## Set exercise:
State how many lines hold the string "this". Give the number and nothing else.

========

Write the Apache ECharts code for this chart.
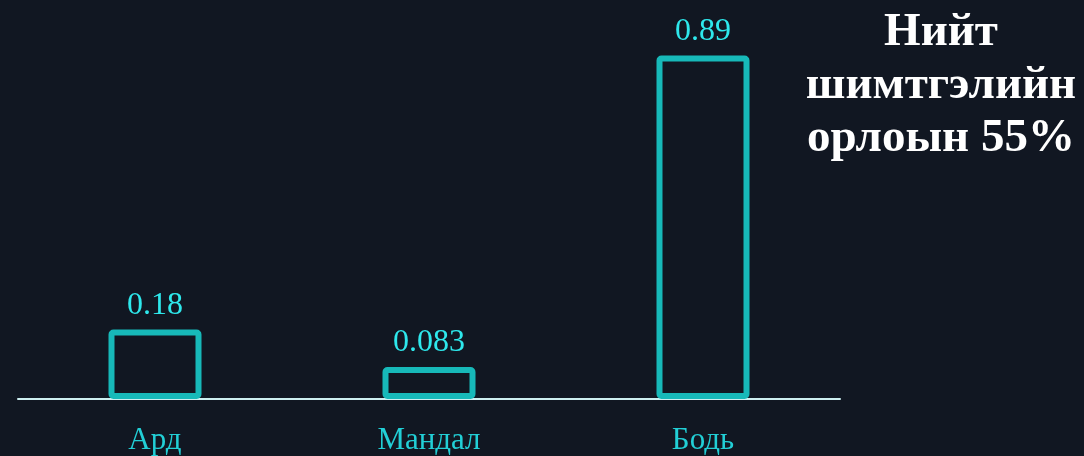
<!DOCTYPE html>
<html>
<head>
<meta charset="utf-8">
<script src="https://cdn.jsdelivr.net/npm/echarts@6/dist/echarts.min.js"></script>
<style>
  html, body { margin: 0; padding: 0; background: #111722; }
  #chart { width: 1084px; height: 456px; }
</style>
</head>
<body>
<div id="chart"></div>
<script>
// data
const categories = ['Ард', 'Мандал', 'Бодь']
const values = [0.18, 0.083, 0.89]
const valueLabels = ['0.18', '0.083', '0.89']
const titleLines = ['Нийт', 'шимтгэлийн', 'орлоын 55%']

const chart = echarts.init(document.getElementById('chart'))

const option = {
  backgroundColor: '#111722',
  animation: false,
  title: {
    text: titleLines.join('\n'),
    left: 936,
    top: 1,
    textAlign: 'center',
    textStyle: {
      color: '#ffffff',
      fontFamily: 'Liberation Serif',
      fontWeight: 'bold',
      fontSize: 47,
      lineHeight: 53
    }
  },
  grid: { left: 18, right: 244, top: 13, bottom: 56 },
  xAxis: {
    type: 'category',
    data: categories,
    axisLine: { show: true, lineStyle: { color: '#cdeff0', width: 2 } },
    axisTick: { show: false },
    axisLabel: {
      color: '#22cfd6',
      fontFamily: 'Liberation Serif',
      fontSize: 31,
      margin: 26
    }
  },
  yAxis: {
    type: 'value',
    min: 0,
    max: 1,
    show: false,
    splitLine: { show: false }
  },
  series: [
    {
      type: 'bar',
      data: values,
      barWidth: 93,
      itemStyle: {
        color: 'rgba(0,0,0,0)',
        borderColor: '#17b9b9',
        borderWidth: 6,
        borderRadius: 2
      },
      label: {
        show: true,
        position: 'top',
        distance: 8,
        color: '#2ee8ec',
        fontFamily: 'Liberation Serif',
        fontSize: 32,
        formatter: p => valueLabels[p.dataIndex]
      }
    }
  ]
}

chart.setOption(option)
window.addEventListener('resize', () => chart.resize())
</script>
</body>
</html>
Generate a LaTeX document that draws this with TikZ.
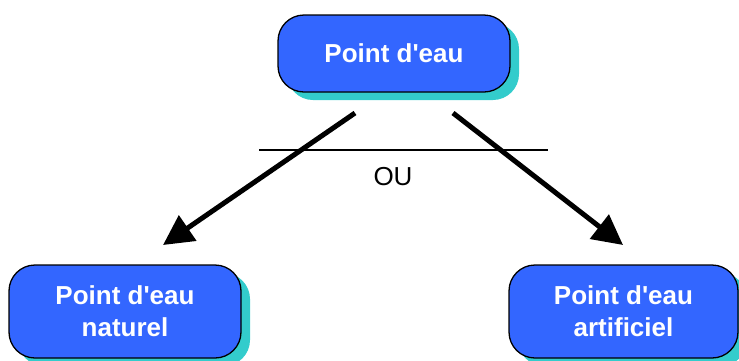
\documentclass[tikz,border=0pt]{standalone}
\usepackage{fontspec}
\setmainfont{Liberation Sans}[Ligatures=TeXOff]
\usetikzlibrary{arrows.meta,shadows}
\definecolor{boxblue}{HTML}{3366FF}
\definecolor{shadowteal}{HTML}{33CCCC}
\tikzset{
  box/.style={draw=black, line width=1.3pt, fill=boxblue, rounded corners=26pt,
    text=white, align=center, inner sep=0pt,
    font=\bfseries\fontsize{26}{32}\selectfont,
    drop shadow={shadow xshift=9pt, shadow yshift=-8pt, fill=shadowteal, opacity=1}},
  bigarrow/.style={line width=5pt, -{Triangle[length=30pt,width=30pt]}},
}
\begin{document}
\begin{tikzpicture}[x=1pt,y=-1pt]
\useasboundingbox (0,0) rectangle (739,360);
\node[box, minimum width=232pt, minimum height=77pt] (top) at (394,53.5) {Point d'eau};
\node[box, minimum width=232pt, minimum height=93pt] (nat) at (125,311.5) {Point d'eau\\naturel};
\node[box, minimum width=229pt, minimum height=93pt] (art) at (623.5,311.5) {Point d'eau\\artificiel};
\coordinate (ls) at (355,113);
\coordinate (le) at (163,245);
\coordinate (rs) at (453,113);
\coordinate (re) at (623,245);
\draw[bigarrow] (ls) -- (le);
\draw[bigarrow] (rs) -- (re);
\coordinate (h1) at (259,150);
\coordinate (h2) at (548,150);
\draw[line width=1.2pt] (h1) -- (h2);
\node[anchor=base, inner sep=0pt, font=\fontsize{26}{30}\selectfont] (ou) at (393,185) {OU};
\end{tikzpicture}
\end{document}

========

## Result:
2